Last week, a little closer to home, I was pleased to see another example of primary care docs actively engaged in Health IT decision making. On Friday I provided a keynote address at the annual Learning Forum for OCHIN in Portland, Oregon. This not-for-profit organization supports providers and practices working to select, install, and effectively use health IT to achieve clinical, operational, and financial improvements. OCHIN provides Health IT, data aggregation and exchange, quality improvement, and research services to support providers and practices working to realize Triple Aim goals (higher care quality, better access, lower costs). The organization operates in 17 states.
The evening before my keynote, I was invited to address the OCHIN board of directors at their annual business planning meeting.

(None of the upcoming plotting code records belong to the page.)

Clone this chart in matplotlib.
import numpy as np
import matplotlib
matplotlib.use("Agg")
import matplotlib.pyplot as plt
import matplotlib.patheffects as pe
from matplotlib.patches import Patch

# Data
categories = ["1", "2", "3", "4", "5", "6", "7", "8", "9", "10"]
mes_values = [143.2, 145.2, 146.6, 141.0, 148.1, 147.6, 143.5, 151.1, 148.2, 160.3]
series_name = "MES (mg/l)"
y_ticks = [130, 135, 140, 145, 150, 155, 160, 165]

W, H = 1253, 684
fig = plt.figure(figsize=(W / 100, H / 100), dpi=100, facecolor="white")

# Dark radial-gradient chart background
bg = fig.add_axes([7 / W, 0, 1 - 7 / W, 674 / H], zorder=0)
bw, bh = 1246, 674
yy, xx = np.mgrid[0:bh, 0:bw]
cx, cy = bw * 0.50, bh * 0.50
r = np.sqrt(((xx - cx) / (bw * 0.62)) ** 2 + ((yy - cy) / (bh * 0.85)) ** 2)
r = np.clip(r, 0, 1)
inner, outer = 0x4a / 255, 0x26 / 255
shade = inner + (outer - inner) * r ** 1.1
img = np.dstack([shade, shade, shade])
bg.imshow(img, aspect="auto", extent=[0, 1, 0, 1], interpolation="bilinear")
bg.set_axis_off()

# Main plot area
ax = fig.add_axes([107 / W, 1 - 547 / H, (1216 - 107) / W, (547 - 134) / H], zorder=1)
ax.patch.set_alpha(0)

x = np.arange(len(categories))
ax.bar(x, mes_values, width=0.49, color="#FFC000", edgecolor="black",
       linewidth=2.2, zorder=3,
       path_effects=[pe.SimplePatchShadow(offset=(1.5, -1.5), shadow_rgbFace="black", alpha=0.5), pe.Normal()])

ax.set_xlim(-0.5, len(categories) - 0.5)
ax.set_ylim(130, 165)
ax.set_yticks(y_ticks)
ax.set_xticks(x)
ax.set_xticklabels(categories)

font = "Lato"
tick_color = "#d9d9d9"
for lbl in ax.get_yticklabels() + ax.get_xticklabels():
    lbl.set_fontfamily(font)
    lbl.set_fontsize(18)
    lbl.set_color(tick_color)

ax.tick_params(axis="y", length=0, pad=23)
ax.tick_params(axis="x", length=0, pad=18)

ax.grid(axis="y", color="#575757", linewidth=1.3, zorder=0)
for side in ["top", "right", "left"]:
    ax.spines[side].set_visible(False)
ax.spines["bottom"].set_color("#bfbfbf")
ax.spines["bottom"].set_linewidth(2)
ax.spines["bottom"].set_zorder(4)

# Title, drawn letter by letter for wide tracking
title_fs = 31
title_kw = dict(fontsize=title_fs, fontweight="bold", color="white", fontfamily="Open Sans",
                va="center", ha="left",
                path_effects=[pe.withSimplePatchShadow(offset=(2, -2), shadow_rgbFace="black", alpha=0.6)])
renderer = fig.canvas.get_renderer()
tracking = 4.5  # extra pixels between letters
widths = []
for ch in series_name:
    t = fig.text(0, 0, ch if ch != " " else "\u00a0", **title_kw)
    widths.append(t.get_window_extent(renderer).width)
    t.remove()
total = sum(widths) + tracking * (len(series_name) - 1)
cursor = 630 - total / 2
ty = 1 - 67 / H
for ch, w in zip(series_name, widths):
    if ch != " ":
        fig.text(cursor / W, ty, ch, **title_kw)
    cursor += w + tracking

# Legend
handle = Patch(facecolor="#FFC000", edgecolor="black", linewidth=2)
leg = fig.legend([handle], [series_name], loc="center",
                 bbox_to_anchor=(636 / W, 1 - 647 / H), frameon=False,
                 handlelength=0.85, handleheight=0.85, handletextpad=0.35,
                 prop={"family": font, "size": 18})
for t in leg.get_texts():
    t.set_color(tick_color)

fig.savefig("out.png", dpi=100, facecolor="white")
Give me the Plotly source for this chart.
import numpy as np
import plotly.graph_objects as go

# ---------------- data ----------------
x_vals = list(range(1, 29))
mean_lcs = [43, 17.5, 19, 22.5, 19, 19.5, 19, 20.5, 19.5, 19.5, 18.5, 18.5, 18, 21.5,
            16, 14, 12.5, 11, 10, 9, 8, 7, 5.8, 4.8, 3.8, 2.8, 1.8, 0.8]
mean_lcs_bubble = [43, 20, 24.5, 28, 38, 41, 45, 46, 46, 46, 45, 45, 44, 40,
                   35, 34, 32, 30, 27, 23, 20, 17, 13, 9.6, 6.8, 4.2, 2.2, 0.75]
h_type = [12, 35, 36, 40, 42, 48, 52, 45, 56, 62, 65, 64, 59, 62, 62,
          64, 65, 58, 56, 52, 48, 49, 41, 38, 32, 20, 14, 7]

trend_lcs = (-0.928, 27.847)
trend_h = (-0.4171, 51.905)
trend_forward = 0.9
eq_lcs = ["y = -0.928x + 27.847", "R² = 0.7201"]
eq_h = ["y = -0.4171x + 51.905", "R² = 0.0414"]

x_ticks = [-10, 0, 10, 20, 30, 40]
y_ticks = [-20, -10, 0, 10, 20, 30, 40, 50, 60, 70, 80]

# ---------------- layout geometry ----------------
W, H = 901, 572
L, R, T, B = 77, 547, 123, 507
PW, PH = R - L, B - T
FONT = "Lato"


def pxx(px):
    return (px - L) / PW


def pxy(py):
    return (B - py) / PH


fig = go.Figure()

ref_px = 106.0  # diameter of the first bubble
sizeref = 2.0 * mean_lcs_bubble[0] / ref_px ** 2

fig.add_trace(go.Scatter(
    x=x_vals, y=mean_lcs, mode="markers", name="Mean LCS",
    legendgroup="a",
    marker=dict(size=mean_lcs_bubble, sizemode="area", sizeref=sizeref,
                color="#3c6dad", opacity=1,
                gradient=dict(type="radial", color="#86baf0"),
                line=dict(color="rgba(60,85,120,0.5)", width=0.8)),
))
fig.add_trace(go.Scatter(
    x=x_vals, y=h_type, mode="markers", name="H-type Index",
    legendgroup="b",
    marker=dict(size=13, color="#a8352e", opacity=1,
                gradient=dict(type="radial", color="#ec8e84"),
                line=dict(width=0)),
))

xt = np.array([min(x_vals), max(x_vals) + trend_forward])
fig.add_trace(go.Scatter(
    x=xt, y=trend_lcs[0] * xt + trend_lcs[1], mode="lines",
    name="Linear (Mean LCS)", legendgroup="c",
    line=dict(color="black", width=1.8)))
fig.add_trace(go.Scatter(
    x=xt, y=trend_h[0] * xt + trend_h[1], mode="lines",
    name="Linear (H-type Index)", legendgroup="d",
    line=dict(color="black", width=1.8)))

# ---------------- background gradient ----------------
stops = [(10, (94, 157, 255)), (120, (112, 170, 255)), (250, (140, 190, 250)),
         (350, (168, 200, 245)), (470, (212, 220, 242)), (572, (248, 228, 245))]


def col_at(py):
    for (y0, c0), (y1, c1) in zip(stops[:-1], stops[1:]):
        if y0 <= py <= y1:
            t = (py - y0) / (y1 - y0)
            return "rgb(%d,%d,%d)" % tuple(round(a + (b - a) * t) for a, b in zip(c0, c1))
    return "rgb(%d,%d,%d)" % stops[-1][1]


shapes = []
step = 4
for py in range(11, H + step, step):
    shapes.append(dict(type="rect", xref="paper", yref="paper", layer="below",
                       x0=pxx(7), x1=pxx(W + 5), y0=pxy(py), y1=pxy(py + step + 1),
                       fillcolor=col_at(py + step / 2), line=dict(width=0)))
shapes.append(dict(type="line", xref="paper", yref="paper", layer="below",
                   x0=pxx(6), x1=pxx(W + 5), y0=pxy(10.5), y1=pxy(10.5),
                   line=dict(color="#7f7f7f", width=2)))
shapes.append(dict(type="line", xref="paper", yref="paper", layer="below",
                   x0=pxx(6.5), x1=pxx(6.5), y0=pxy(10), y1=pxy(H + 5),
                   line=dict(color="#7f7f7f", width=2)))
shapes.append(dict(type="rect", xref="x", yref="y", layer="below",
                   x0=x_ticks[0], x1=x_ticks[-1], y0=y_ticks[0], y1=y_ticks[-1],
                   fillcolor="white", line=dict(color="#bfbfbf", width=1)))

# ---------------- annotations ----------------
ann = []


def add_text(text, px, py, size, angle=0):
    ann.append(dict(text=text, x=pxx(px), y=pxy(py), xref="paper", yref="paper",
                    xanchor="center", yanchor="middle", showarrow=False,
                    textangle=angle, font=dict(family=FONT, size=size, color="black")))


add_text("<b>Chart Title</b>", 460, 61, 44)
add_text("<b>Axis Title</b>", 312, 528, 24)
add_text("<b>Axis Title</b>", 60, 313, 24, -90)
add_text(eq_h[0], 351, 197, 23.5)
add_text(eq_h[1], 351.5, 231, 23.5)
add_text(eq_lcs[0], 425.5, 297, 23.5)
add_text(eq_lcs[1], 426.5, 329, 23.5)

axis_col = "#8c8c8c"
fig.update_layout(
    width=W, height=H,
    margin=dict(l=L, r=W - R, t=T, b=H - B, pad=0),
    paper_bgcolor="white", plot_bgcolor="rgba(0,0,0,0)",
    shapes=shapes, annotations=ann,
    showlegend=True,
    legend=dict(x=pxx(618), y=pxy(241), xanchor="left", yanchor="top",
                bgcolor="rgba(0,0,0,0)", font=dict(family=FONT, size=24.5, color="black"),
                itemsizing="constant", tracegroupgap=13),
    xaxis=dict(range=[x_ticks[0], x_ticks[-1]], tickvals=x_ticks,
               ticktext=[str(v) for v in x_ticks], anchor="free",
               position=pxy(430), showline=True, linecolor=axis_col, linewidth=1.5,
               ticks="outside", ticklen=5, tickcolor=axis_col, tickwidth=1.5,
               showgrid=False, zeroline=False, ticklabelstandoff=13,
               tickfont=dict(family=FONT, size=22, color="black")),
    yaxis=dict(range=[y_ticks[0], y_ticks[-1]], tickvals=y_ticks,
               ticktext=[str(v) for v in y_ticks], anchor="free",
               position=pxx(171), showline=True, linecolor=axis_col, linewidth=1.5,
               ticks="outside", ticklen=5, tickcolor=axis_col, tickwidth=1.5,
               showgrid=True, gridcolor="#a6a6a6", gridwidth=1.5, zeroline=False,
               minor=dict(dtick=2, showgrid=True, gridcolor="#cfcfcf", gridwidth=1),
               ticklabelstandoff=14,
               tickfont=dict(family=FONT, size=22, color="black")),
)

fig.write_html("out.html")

I was pleased to see so many primary care docs around the table. We had a lively discussion about the future of Health IT and the future direction of OCHIN itself. As I reminded the board, selecting and implementing EMR solutions is just the beginning of the Health IT journey for any practice, clinic, or hospital. The real power of Health IT in transforming healthcare (and realizing the Triple Aim) comes from what you do with digital health information once you have it. The EMR isn’t an end in itself, but rather a foundation that opens up possibilities to measure what we do within healthcare practices and organizations and compare it to best practices across the country and around the world.
Too often these days I see decisions being made about healthcare and healthcare delivery by everyone but physicians. It’s often stated that doctors are just too busy managing their own patients and practices to take on much of an active role in clinical IT projects, health information exchanges, business and clinical analytics, or new payment models. While understandable, not being at the table is a serious risk for clinicians as the decisions that are being made will have long lasting ramifications on the practice of medicine and their own futures. I guess that’s something that isn’t lost on the physicians and other clinicians who so generously give their time to serve as board members of OCHIN.
As we prepare for the Thanksgiving Holiday, let’s all be thankful for what we have. Let’s also remember that what we have today is often because of the hard work and sacrifices of those who came before us (parents, soldiers, teachers, mentors, leaders), and because of our own determination to roll up our sleeves, step up to the table, and do the hard work that moves us forward.
Bill Crounse, MD Senior Director, Worldwide Health Microsoft
Hi, I'm from the UK and was interested to see your summary of how our dear old NHS is moving forward. The problem though with IT in the NHS is that people move around the UK and the records are not transferable - there are lots of issues with confidentiality and the reason that responsibility has been passed back to Doctors is that we have already spent millions of pounds in developing a national IT system which has had to be abandoned because it was 'too hard' to do. Our local GP's have no experience of being able to deliver anything like this on a regional scale (its all a new model); I'm not really sure that having individual Doctors responsible for each district is going to be in the patients interests long term.
Thanks for writing. I agree that these are complex projects. Clinicians alone can't do it, nor can large organizations or even government do it alone. However, clinicians need to be at the table working in partnership with organizations and government if we are to succeed in transforming the delivery of health and healthcare using technology to its best advantage.
Bill Crounse, MD
Hi. Dr. Crounse. I'm an OCHIN board member, unable to attend the OCHIN meeting due to my own board meeting. Thanks very much for your comments regarding the OCHIN approach. Preserving OCHIN's unique approach to HIT decision-making has not always been easy. Thanks for the validation.
Sorry I missed you at the meeting. There's nothing easy about any of this, but not having physicians at the table is a non-starter for me. Keep up the good work.